The numbers, though, are worth sitting with. 1,250 horsepower. A 0–60 mph time of 1.67 seconds — matching the $2.5 million Rimac Nevera R, quicker than any Tesla or Lucid. A Nürburgring lap of 6 minutes, 49 seconds, a new American production-car record. Starting price: $207,395.

That Nürburgring time beat the Rimac by 16 seconds. It also beat the Yangwang U9 — the roughly $235,000, 3,000-horsepower Chinese EV that became the first electric vehicle ever to run below seven minutes at the circuit — by 10 full seconds. The Yangwang posted a 6 minute, 59-second lap. The ZR1X, running less than half its horsepower, ran nearly a lap ahead by track standards. Fewer than 30 Yangwangs will ever be built, which raises fair questions about calling it a production car at all.

Hybrid, Not Pure Electric

The broader supercar market has spent years wrestling with whether to go fully electric. Porsche pulled back plans for an all-electric Boxster and Cayman lineup. Lamborghini scrapped its first planned all-electric model last week, with its CEO saying customers have almost “zero interest” in a car without a combustion engine. Pure electric two-seaters, according to the report, have been broadly rejected by buyers.
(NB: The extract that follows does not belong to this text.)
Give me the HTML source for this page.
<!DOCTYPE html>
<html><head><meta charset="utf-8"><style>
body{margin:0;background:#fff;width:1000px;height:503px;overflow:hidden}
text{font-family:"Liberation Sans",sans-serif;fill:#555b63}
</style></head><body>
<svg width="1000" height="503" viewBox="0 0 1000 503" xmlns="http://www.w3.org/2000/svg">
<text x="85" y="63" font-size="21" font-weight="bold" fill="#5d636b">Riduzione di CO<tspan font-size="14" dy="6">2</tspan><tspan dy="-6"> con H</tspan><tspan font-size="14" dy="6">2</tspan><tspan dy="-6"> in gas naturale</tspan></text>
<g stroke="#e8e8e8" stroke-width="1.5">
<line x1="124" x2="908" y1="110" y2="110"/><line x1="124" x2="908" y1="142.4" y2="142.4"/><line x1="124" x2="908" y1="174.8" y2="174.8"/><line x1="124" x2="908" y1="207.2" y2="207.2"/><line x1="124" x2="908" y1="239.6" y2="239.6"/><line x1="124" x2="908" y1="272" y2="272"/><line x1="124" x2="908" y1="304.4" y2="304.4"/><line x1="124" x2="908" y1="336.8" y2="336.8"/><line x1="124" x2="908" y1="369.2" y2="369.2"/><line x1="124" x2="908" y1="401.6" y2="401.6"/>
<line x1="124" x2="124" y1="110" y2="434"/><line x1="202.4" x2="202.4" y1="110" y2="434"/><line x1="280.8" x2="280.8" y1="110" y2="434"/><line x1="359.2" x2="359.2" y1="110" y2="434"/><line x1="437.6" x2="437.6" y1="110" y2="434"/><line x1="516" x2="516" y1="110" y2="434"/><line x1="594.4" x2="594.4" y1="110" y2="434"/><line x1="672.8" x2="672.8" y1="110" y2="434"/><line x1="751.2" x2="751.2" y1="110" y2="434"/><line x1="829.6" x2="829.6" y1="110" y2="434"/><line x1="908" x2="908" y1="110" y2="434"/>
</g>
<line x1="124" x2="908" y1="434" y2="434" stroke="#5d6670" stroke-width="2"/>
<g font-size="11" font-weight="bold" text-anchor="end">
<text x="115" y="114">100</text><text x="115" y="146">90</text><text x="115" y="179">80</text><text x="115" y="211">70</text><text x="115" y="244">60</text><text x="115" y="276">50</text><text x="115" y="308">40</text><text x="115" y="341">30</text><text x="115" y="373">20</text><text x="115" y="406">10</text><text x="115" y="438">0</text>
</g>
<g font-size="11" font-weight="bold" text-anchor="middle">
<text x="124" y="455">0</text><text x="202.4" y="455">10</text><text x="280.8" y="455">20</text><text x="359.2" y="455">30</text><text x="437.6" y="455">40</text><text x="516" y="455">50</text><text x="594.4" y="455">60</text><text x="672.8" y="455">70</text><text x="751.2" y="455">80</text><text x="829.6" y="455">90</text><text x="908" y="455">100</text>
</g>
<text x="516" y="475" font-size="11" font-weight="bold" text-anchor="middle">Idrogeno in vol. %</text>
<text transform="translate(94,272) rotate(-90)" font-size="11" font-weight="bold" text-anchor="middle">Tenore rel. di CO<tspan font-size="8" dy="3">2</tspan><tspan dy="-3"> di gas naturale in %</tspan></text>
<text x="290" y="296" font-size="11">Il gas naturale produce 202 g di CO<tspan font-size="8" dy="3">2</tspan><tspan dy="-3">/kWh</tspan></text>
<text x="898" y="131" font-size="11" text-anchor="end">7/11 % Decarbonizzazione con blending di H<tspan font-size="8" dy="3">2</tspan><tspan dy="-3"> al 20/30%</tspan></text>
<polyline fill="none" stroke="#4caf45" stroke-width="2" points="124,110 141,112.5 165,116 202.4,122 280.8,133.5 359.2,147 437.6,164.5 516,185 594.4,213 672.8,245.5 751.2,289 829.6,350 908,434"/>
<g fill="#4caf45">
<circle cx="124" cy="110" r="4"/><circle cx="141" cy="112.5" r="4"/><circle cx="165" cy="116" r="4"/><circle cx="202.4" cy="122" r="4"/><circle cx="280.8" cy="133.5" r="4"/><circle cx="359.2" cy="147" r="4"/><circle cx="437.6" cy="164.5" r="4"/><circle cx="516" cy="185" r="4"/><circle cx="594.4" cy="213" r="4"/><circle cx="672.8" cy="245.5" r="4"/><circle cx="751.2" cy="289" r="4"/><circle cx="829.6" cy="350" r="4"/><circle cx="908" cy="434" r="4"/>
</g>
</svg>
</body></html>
The ZR1X doesn’t try to resolve that debate. It sidesteps it. The hybrid system adds 186 horsepower over the gasoline-only ZR1‘s 1,064 hp, and the combination produced results that purely electric hypercars haven’t matched on a circuit. In Formula 1 this season, 50 percent of power comes from hybrid electricity — the same logic applied at street-legal scale.

Where the Price Lands

The comparison shopping gets uncomfortable for rival manufacturers. The forthcoming Ferrari F80 is priced at $3.7 million for 1,184 horsepower. The McLaren W1 costs $2.1 million for 1,258 hp. A Lamborghini Temerario hybrid — which the same driver recently tested in Italy — topped $500,000 with options. Both the Ferrari and McLaren produce less peak power than the ZR1X and require wealth plus insider access to acquire. The Chevrolet is available at dealerships.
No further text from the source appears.